WHAT THE TASK ASKS: Repeat the material below exactly, with no pictures.

(begin)

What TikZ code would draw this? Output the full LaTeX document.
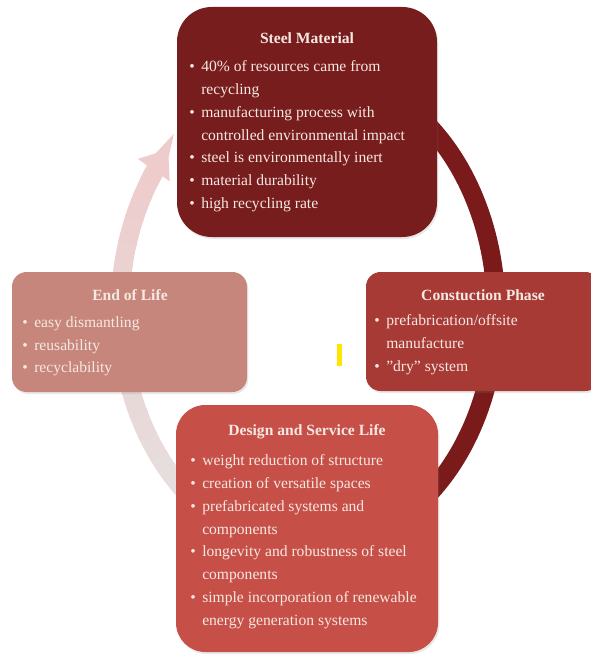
\documentclass[tikz,border=0pt]{standalone}
\usepackage{fontspec}
\setmainfont{Liberation Serif}
\usetikzlibrary{arrows.meta,fit,shadows}
\definecolor{steelc}{RGB}{120,29,29}
\definecolor{constc}{RGB}{168,58,54}
\definecolor{designc}{RGB}{198,80,72}
\definecolor{eolc}{RGB}{199,134,123}
\definecolor{txtc}{RGB}{246,232,226}
\definecolor{ringdark}{RGB}{122,26,26}
\definecolor{palestart}{RGB}{228,226,226}
\definecolor{paleend}{RGB}{238,204,204}
\definecolor{markc}{RGB}{255,228,0}
\newcommand{\bl}{\makebox[9pt][l]{\textbullet}}
\newcommand{\ind}{\hspace*{9pt}}
\tikzset{
  boxnode/.style={inner sep=0pt, draw=none, drop shadow={opacity=0.18, shadow xshift=1pt, shadow yshift=-1.5pt}},
  titlenode/.style={text=txtc, font=\fontsize{11.7}{14}\selectfont\bfseries, inner sep=0pt},
  listnode/.style={text=txtc, font=\fontsize{11.7}{17.2}\selectfont, align=left, inner sep=0pt, anchor=north west},
  ringline/.style={line width=14pt},
}
\begin{document}
\begin{tikzpicture}[x=0.75pt,y=-0.75pt]
\useasboundingbox (0,0) rectangle (591,660);
% ring
\draw[ringline, ringdark] (308,310) ++(-112:188 and 240) arc[start angle=-112, end angle=112, x radius=188, y radius=240];
\foreach \a in {112,118,...,208}{
  \pgfmathsetmacro\p{(\a-112)/100*100}
  \draw[ringline, color=paleend!\p!palestart] (308,310) ++(\a:188 and 240) arc[start angle=\a, end angle=\a+7, x radius=188, y radius=240];
}
\draw[ringline, color=paleend, -{Triangle[width=28pt,length=19pt]}] (308,310) ++(212:188 and 240) arc[start angle=212, end angle=222, x radius=188, y radius=240];
% boxes
\node[boxnode, fill=steelc, rounded corners=26pt, fit={(177,7) (437,237)}] (steel) {};
\node[boxnode, fill=eolc, rounded corners=11pt, fit={(12,272) (247,392)}] (eol) {};
\node[boxnode, fill=constc, rounded corners=11pt, fit={(366,272) (600,391)}] (const) {};
\node[boxnode, fill=designc, rounded corners=22pt, fit={(176,405) (438,652)}] (design) {};
% titles
\node[titlenode] (steelt) at (307,38) {Steel Material};
\node[titlenode] (eolt) at (130,295) {End of Life};
\node[titlenode] (constt) at (483,295) {Constuction Phase};
\node[titlenode] (designt) at (307,432) {Design and Service Life};
% lists
\node[listnode] (steell) at (189,60) {\bl 40\% of resources came from\\ \ind recycling\\ \bl manufacturing process with\\ \ind controlled environmental impact\\ \bl steel is environmentally inert\\ \bl material durability\\ \bl high recycling rate};
\node[listnode] (eoll) at (22,316) {\bl easy dismantling\\ \bl reusability\\ \bl recyclability};
\node[listnode] (constl) at (374,314) {\bl prefabrication/offsite\\ \ind manufacture\\ \bl "dry" system};
\node[listnode] (designl) at (190,454) {\bl weight reduction of structure\\ \bl creation of versatile spaces\\ \bl prefabricated systems and\\ \ind components\\ \bl longevity and robustness of steel\\ \ind components\\ \bl simple incorporation of renewable\\ \ind energy generation systems};
% yellow mark
\node[fill=markc, inner sep=0pt, fit={(337,344) (342,366)}] (mark) {};
\end{tikzpicture}
\end{document}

(end)

SOLUTION FOR THIS PROBLEM:
What TikZ code would draw this? Output the full LaTeX document.
\documentclass[tikz,border=0pt]{standalone}
\usepackage{fontspec}
\setmainfont{Liberation Serif}
\usetikzlibrary{arrows.meta,fit,shadows}
\definecolor{steelc}{RGB}{120,29,29}
\definecolor{constc}{RGB}{168,58,54}
\definecolor{designc}{RGB}{198,80,72}
\definecolor{eolc}{RGB}{199,134,123}
\definecolor{txtc}{RGB}{246,232,226}
\definecolor{ringdark}{RGB}{122,26,26}
\definecolor{palestart}{RGB}{228,226,226}
\definecolor{paleend}{RGB}{238,204,204}
\definecolor{markc}{RGB}{255,228,0}
\newcommand{\bl}{\makebox[9pt][l]{\textbullet}}
\newcommand{\ind}{\hspace*{9pt}}
\tikzset{
  boxnode/.style={inner sep=0pt, draw=none, drop shadow={opacity=0.18, shadow xshift=1pt, shadow yshift=-1.5pt}},
  titlenode/.style={text=txtc, font=\fontsize{11.7}{14}\selectfont\bfseries, inner sep=0pt},
  listnode/.style={text=txtc, font=\fontsize{11.7}{17.2}\selectfont, align=left, inner sep=0pt, anchor=north west},
  ringline/.style={line width=14pt},
}
\begin{document}
\begin{tikzpicture}[x=0.75pt,y=-0.75pt]
\useasboundingbox (0,0) rectangle (591,660);
% ring
\draw[ringline, ringdark] (308,310) ++(-112:188 and 240) arc[start angle=-112, end angle=112, x radius=188, y radius=240];
\foreach \a in {112,118,...,208}{
  \pgfmathsetmacro\p{(\a-112)/100*100}
  \draw[ringline, color=paleend!\p!palestart] (308,310) ++(\a:188 and 240) arc[start angle=\a, end angle=\a+7, x radius=188, y radius=240];
}
\draw[ringline, color=paleend, -{Triangle[width=28pt,length=19pt]}] (308,310) ++(212:188 and 240) arc[start angle=212, end angle=222, x radius=188, y radius=240];
% boxes
\node[boxnode, fill=steelc, rounded corners=26pt, fit={(177,7) (437,237)}] (steel) {};
\node[boxnode, fill=eolc, rounded corners=11pt, fit={(12,272) (247,392)}] (eol) {};
\node[boxnode, fill=constc, rounded corners=11pt, fit={(366,272) (600,391)}] (const) {};
\node[boxnode, fill=designc, rounded corners=22pt, fit={(176,405) (438,652)}] (design) {};
% titles
\node[titlenode] (steelt) at (307,38) {Steel Material};
\node[titlenode] (eolt) at (130,295) {End of Life};
\node[titlenode] (constt) at (483,295) {Constuction Phase};
\node[titlenode] (designt) at (307,432) {Design and Service Life};
% lists
\node[listnode] (steell) at (189,60) {\bl 40\% of resources came from\\ \ind recycling\\ \bl manufacturing process with\\ \ind controlled environmental impact\\ \bl steel is environmentally inert\\ \bl material durability\\ \bl high recycling rate};
\node[listnode] (eoll) at (22,316) {\bl easy dismantling\\ \bl reusability\\ \bl recyclability};
\node[listnode] (constl) at (374,314) {\bl prefabrication/offsite\\ \ind manufacture\\ \bl "dry" system};
\node[listnode] (designl) at (190,454) {\bl weight reduction of structure\\ \bl creation of versatile spaces\\ \bl prefabricated systems and\\ \ind components\\ \bl longevity and robustness of steel\\ \ind components\\ \bl simple incorporation of renewable\\ \ind energy generation systems};
% yellow mark
\node[fill=markc, inner sep=0pt, fit={(337,344) (342,366)}] (mark) {};
\end{tikzpicture}
\end{document}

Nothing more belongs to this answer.